I will carry this weekend with me for a long time. Some of the things I carry I will not share. That’s what treasure is all about.

Kill The Past

July 2nd, 2015

The Rolling Stones are touring in 2015. The Grateful Dead are reuniting for a concert series this summer. The Dukes Of Hazzard just got taken off reruns because it has a rebel flag on the car, and that show ended thirty years ago.

 

Why are we so hesitant to let go of the past? Why do we cling to it like Linus clings to his security blanket?

I just referenced a comic strip that ended in 2000 only because the creator died.

I just referenced a comic strip that ended in 2000 only because the creator died.

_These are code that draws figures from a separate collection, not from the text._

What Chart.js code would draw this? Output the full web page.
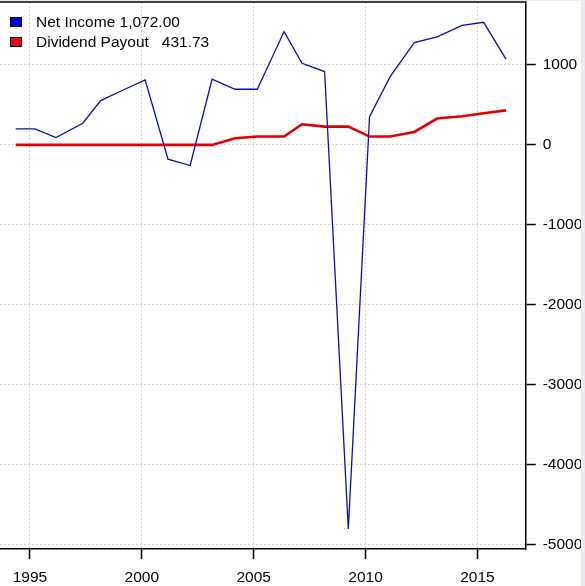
<!DOCTYPE html>
<html>
<head>
<meta charset="utf-8">
<script src="https://cdn.jsdelivr.net/npm/chart.js@4.4.1/dist/chart.umd.min.js"></script>
<style>
  html, body { margin: 0; padding: 0; background: #ffffff; }
  #Wrap { position: relative; width: 585px; height: 586px; overflow: hidden; }
  #Strip { position: absolute; right: 0; top: 0; width: 4px; height: 586px; background: #e6ecf6; }
  #TopStrip { position: absolute; left: 0; top: 0; width: 585px; height: 1px; background: #e6ecf6; }
  #Legend { position: absolute; left: 10px; top: 12px; font-family: "Liberation Sans", Arial, sans-serif; font-size: 15.5px; color: #000; }
  .LegendRow { position: relative; height: 20px; line-height: 20px; white-space: pre; }
  .LegendBox { position: absolute; left: 0; top: 5px; width: 10px; height: 8px; border: 1px solid #000; }
  .LegendText { position: absolute; left: 26px; top: 0; }
</style>
</head>
<body>
<div id="Wrap">
  <canvas id="IncomeChart" width="585" height="586"></canvas>
  <div id="Strip"></div>
  <div id="TopStrip"></div>
  <div id="Legend"></div>
</div>
<script>
// fiscal period ends, as decimal years
const periods = [
  1994.36, 1995.22, 1996.16, 1997.36, 1998.16, 1999.12, 2000.15, 2001.17,
  2002.16, 2003.14, 2004.17, 2005.16, 2006.36, 2007.16, 2008.17, 2009.23,
  2010.18, 2011.1, 2012.18, 2013.2, 2014.32, 2015.28, 2016.28,
];
const netIncome = [
  200, 200, 92, 271, 554, 680, 812, -179, -258, 821, 696, 696, 1417, 1021,
  917, -4804, 354, 854, 1279, 1350, 1495, 1533, 1072,
];
const dividendPayout = [
  0, 0, 0, 0, 0, 0, 0, 0, 0, 0, 83, 104, 104, 258, 229, 229, 104, 104, 162,
  329, 358, 395, 431.73,
];
const yearTicks = [1995, 2000, 2005, 2010, 2015];
const valueTicks = [1000, 0, -1000, -2000, -3000, -4000, -5000];

const seriesNames = ["Net Income", "Dividend Payout"];
const seriesColors = ["#0c0cb0", "#e00000"];
const boxColors = ["#0000f0", "#f00000"];

function toPoints(values) {
  return values.map((value, index) => ({ x: periods[index], y: value }));
}

function formatMoney(value) {
  return value.toLocaleString("en-US", {
    minimumFractionDigits: 2,
    maximumFractionDigits: 2,
  });
}

const legend = document.querySelector("#Legend");
const legendLabels = [
  seriesNames[0] + " " + formatMoney(netIncome[netIncome.length - 1]),
  seriesNames[1] + "   " + formatMoney(dividendPayout[dividendPayout.length - 1]),
];
legendLabels.forEach((label, index) => {
  const row = document.createElement("div");
  row.className = "LegendRow";
  const box = document.createElement("span");
  box.className = "LegendBox";
  box.style.background = boxColors[index];
  const text = document.createElement("span");
  text.className = "LegendText";
  text.textContent = label;
  row.appendChild(box);
  row.appendChild(text);
  legend.appendChild(row);
});

const topBorder = {
  id: "topBorder",
  afterDraw(chart) {
    const { ctx, chartArea } = chart;
    ctx.save();
    ctx.strokeStyle = "#000";
    ctx.lineWidth = 1.5;
    ctx.beginPath();
    ctx.moveTo(chartArea.left, chartArea.top);
    ctx.lineTo(chartArea.right, chartArea.top);
    ctx.stroke();
    ctx.restore();
  },
};

const tickFont = { family: "'Liberation Sans', Arial, sans-serif", size: 15.5 };

new Chart(document.querySelector("#IncomeChart"), {
  type: "line",
  data: {
    datasets: [
      {
        label: seriesNames[0],
        data: toPoints(netIncome),
        borderColor: seriesColors[0],
        borderWidth: 1.3,
        pointRadius: 0,
        tension: 0,
      },
      {
        label: seriesNames[1],
        data: toPoints(dividendPayout),
        borderColor: seriesColors[1],
        borderWidth: 2.6,
        pointRadius: 0,
        tension: 0,
      },
    ],
  },
  options: {
    responsive: false,
    animation: false,
    layout: { padding: { top: 2, left: 0, right: 0, bottom: 0 } },
    plugins: {
      legend: { display: false },
      tooltip: { enabled: false },
    },
    scales: {
      x: {
        type: "linear",
        min: 1993.66,
        max: 2017.16,
        afterBuildTicks: (axis) => {
          axis.ticks = yearTicks.map((value) => ({ value }));
        },
        afterFit: (axis) => {
          axis.height = 37;
          axis.paddingLeft = 0;
          axis.paddingRight = 0;
        },
        ticks: {
          color: "#000",
          font: tickFont,
          padding: 9,
          maxRotation: 0,
          callback: (value) => String(value),
        },
        grid: {
          color: "#d2d2d2",
          tickColor: "#000",
          tickLength: 10,
          tickWidth: 1.5,
          tickBorderDash: [],
        },
        border: { color: "#000", width: 1.5, dash: [2, 2] },
      },
      y: {
        position: "right",
        min: -5054,
        max: 1787,
        afterBuildTicks: (axis) => {
          axis.ticks = valueTicks.map((value) => ({ value }));
        },
        afterFit: (axis) => {
          axis.width = 59.3;
          axis.paddingTop = 0;
          axis.paddingBottom = 0;
        },
        ticks: {
          color: "#000",
          font: tickFont,
          padding: 7,
          callback: (value) => String(value),
        },
        grid: {
          color: "#d2d2d2",
          tickColor: "#000",
          tickLength: 10,
          tickWidth: 1.5,
          tickBorderDash: [],
        },
        border: { color: "#000", width: 1.5, dash: [2, 2] },
      },
    },
  },
  plugins: [topBorder],
});
</script>
</body>
</html>
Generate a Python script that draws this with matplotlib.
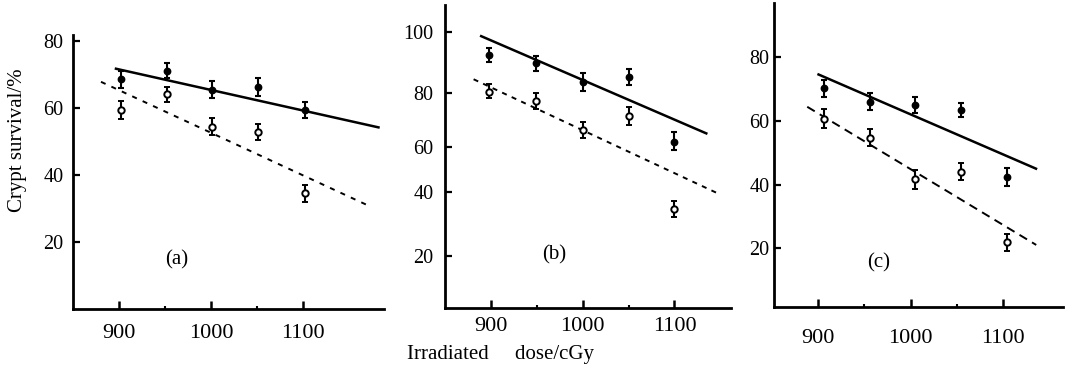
import numpy as np
import matplotlib
matplotlib.use("Agg")
import matplotlib.pyplot as plt

plt.rcParams['font.family'] = ['Liberation Serif', 'DejaVu Serif']

# ---------------- data ----------------
dose_ticks = [900, 1000, 1100]
dose_minor = [950, 1050]

# panel (a)
dose_a = [902, 952, 1001, 1051, 1103]
a_upper = [68.6, 71.1, 65.4, 66.2, 59.4]
a_upper_err = [2.5, 2.2, 2.5, 2.6, 2.5]
a_lower = [59.4, 64.1, 54.4, 52.8, 34.5]
a_lower_err = [2.8, 2.3, 2.6, 2.3, 2.6]
a_fit_solid_x = [895, 1184]
a_fit_solid_y = [71.8, 54.1]
a_fit_dash_x = [880, 1170]
a_fit_dash_y = [67.8, 31.0]
a_yticks = [20, 40, 60, 80]

# panel (b)
dose_b = [898, 949, 1000, 1050, 1100]
b_upper = [92.6, 89.8, 83.8, 85.4, 61.9]
b_upper_err = [2.3, 2.5, 3.0, 2.7, 3.5]
b_lower = [80.5, 77.1, 66.3, 71.5, 34.7]
b_lower_err = [2.4, 3.0, 2.9, 3.3, 2.6]
b_fit_solid_x = [888, 1136]
b_fit_solid_y = [98.9, 64.8]
b_fit_dash_x = [881, 1147]
b_fit_dash_y = [84.6, 39.7]
b_yticks = [20, 40, 60, 80, 100]

# panel (c)
dose_c = [906, 956, 1005, 1054, 1104]
c_upper = [70.3, 66.1, 65.1, 63.5, 42.4]
c_upper_err = [2.6, 2.6, 2.5, 2.2, 2.9]
c_lower = [60.7, 54.8, 41.7, 44.1, 21.9]
c_lower_err = [3.0, 2.7, 2.9, 2.7, 2.6]
c_fit_solid_x = [899, 1137]
c_fit_solid_y = [74.8, 44.9]
c_fit_dash_x = [888, 1136]
c_fit_dash_y = [64.5, 21.1]
c_yticks = [20, 40, 60, 80]

panel_labels = ['(a)', '(b)', '(c)']

# The printed axis of panel (b) is unevenly spaced; reproduce it with a
# piecewise-linear scale through its tick marks.
b_axis_vals = np.array([0, 20, 40, 60, 80, 100, 120], dtype=float)
b_axis_pos = np.array([-11.7, 52.0, 115.7, 161.3, 214.7, 275.7, 336.7])


def b_forward(v):
    return np.interp(v, b_axis_vals, b_axis_pos)


def b_inverse(p):
    return np.interp(p, b_axis_pos, b_axis_vals)


W, H = 1070, 377
fig = plt.figure(figsize=(W / 100, H / 100), dpi=100)


def frac(left, top, right, bottom):
    return [left / W, (H - bottom) / H, (right - left) / W, (bottom - top) / H]


def draw_panel(ax, dose, up, up_err, lo, lo_err, sx, sy, dx, dy, dash,
               yticks, xlim, ylim, label, label_xy, xpad, ypad):
    ax.plot(sx, sy, color='black', lw=1.8, solid_capstyle='butt')
    ax.plot(dx, dy, color='black', lw=1.4, linestyle=dash)
    ax.errorbar(dose, up, yerr=up_err, fmt='o', color='black', ms=4.6,
                mfc='black', capsize=2.5, elinewidth=1.5, capthick=1.5)
    ax.errorbar(dose, lo, yerr=lo_err, fmt='o', color='black', ms=4.6,
                mfc='white', mec='black', mew=1.4, capsize=2.5,
                elinewidth=1.5, capthick=1.5)
    ax.set_xlim(*xlim)
    ax.set_ylim(*ylim)
    ax.set_xticks(dose_ticks)
    ax.set_xticks(dose_minor, minor=True)
    ax.set_yticks(yticks)
    ax.spines[['top', 'right']].set_visible(False)
    for s in ('left', 'bottom'):
        ax.spines[s].set_linewidth(2.0)
    ax.tick_params(axis='x', which='major', direction='in', length=6,
                   width=1.8, labelsize=16, pad=xpad)
    ax.tick_params(axis='x', which='minor', direction='in', length=2,
                   width=1.5)
    ax.tick_params(axis='y', direction='in', length=5, width=1.6,
                   labelsize=14.5, pad=ypad)
    ax.text(label_xy[0], label_xy[1], label, ha='center', va='center',
            fontsize=15)
    ax.patch.set_alpha(0)


ax_a = fig.add_axes(frac(73.3, 35, 384, 308.6))
draw_panel(ax_a, dose_a, a_upper, a_upper_err, a_lower, a_lower_err,
           a_fit_solid_x, a_fit_solid_y, a_fit_dash_x, a_fit_dash_y,
           (0, (2.6, 3.3)), a_yticks, (849.8, 1188.7), (0.0, 81.8),
           panel_labels[0], (962.6, 14.7), 11.3, 7)
ax_a.set_ylabel('Crypt survival/%', fontsize=15)
ax_a.yaxis.set_label_coords(-0.15, 0.614)

ax_b = fig.add_axes(frac(445, 5, 731, 308))
ax_b.set_yscale('function', functions=(b_forward, b_inverse))
draw_panel(ax_b, dose_b, b_upper, b_upper_err, b_lower, b_lower_err,
           b_fit_solid_x, b_fit_solid_y, b_fit_dash_x, b_fit_dash_y,
           (0, (2.6, 2.8)), b_yticks, (849.8, 1161.7), (3.67, 108.95),
           panel_labels[1], (968.7, 20.3), 6.3, 8.4)
ax_b.yaxis.set_minor_locator(matplotlib.ticker.NullLocator())

ax_c = fig.add_axes(frac(774, 3, 1063, 306.7))
draw_panel(ax_c, dose_c, c_upper, c_upper_err, c_lower, c_lower_err,
           c_fit_solid_x, c_fit_solid_y, c_fit_dash_x, c_fit_dash_y,
           (0, (4.5, 3.0)), c_yticks, (852, 1165), (1.7, 97.1),
           panel_labels[2], (965.7, 15.4), 16.3, 3.4)

fig.text(500.5 / W, (H - 354) / H, 'Irradiated     dose/cGy', ha='center',
         va='center', fontsize=15)

fig.savefig('out.png', dpi=100)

I’m not going to argue the merits of Peanuts, the Stones, the Dead, or any other old thing that is gone or still somehow carrying on. But when are we going to let go a little bit. I like Marc Bolan and T.Rex over Taylor Swift but that doesn’t make the present worse any more than it makes the past better.

 

History needs to be explored and learned from, not turned into a fetish. The Stones look like corpses left out in the sun and they’re charging an arm and a leg for tickets. They can do that because people are convinced they need to see them. They have been playing the same setlist the same way for thirty years, give or take a “Harlem Shuffle”, “Mixed Emotions”, “Love Is Strong” or whatever song was the hit from the latest album. If I were Keith Richards I wouldn’t even attempt to play guitar. I’d just stand onstage and smirk at the audience.

 

When are we going to sweep the deck and kill the past? When are we going to make our own new idols and totems and force them on our children when we get older? “Back in my day, we only had 4G phones when we wanted to take pictures of the stage. AND WE HAD TO DRIVE TO THE SHOW. None of this teleportin’ you kids get to do. We had to travel in real time.”